Today is the feast of Sts. Sergius & Bacchus the Great Martyrs of Syria. The Roman Emperor Maximian (A.D. 284-305) appointed these two saints to high positions in his army, ignorant of the fact that they were Christians. The saints were subsequently accused of refusing to sacrifice to the idols by those envious of these positions. The two were arrested and, of course, confirmed their refusal.
As a consequence, they were stripped of their military insignia, stripped of their clothing, dressed as women and paraded through the city streets in mockery. Afterwards they were tortured. Bacchus died by scourging and Sergius was beheaded after being placed in iron sandals with nails in the soles.
This story reminds me of several folks I have encountered in my dialogues about religion that simultaneously criticize Christianity for its cruelties and romanticize various forms of paganism. When we romanticize things, we tend to fall into the trap of anachronism — we impose our own modern values onto something from the past that cannot have possibly been associated with those values.
Today, transgenderism is a hot topic and here we have pagan Rome dressing up men in woman’s clothing as a punishment, demonstrating the large disconnect between the most current modern value fad and ancient pagan values.
While some may quibble or be downright offended by my use of the word “fad” in context of transgenderism, I insist upon it because our political class has fetishized the concept to the point where we can’t actually deal with transgenders as people because they are being used as an excuse to inflame political debate.
I am also reminded of the various old-school cursed magic items that would permanently change the sex of its user as well as the various Reincarnation spell tables that bring back dead characters as anything from badgers to trolls. Believe it or not, as a Christian I actually like these aspects of old-school gaming.
Recently, I have been involved locally with dialogues on the topic of racism. I keep running into the fallacy that people cannot understand what it’s like to be ‘X,’ completely ignoring the old adage that we should walk a mile in another man’s shoes. In their own way, RPGs allow us to walk that mile. We get an opportunity to experiment with ideas and thought processes that are not entirely our own.
As a player, one of the most magical moments I experience in play is when my character insists on doing something that I would not. It is precisely in these moments that characters come alive and I get to experience wearing those shoes.

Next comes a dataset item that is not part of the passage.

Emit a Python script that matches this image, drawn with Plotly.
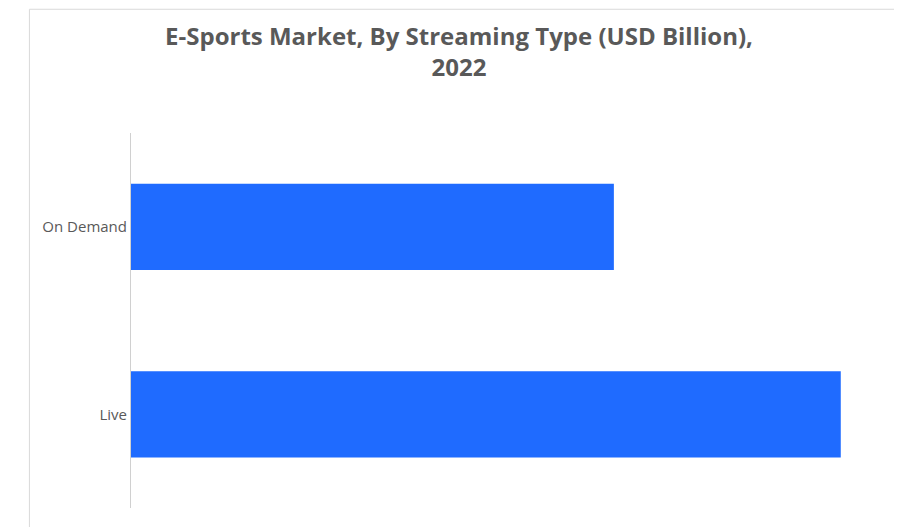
import plotly.graph_objects as go

categories = ["Live", "On Demand"]
values = [1.22, 0.83]

fig = go.Figure(go.Bar(
    y=categories, x=values, orientation="h",
    marker=dict(color="#1f6bff", line=dict(width=0)),
    width=0.46,
))
fig.update_layout(
    width=902, height=527,
    paper_bgcolor="white", plot_bgcolor="white",
    margin=dict(l=123, r=32, t=125, b=27),
    title=dict(text="<b>E-Sports Market, By Streaming Type (USD Billion),<br>2022</b>",
               x=0.5, xanchor="center", y=0.93, yanchor="top",
               font=dict(family="Open Sans, Liberation Sans", size=24, color="#595959")),
    xaxis=dict(range=[0, 1.284], showticklabels=False, showgrid=False, zeroline=False, showline=False),
    yaxis=dict(showline=True, linecolor="#d0d0d0", linewidth=1, showgrid=False,
               ticks="", ticklen=0, range=[-0.5, 1.5],
               tickfont=dict(family="Open Sans, Liberation Sans", size=15, color="#595959")),
    bargap=0.54,
    showlegend=False,
    shapes=[dict(type="rect", xref="paper", yref="paper", x0=-0.136, x1=1.035, y0=-0.07, y1=1.33,
                 line=dict(color="#d9d9d9", width=1))],
)
fig.write_html("out.html")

As a Christian, this is an extremely important exercise, because it ultimately makes it easier to see the image and likeness of God in others. If I can empathize with others and understand why they do and think what they do and think I can see them as people rather than a political tool used to gain and maintain power.
This all made me think of an interesting twist on the concept of the Elven Boot and Elven Cloak. Rather than aiding the wearer in being sneaky, these items endow the wearer with the ability to adventure as another class in the same way that Elves in 0e would choose to be either a Magic-user or a Fighter before each adventure, earning experience only in that class. Thus, there could be three different types of boots/cloaks: Fighter, Magic-user and Thief (elves don’t really do the Cleric thing). As long as the character is wearing the Elven Boot/Cloak they can adventure as and gain experience in the class associated with the item. Should the item ever be lost or destroyed, the character loses all those XP and abilities.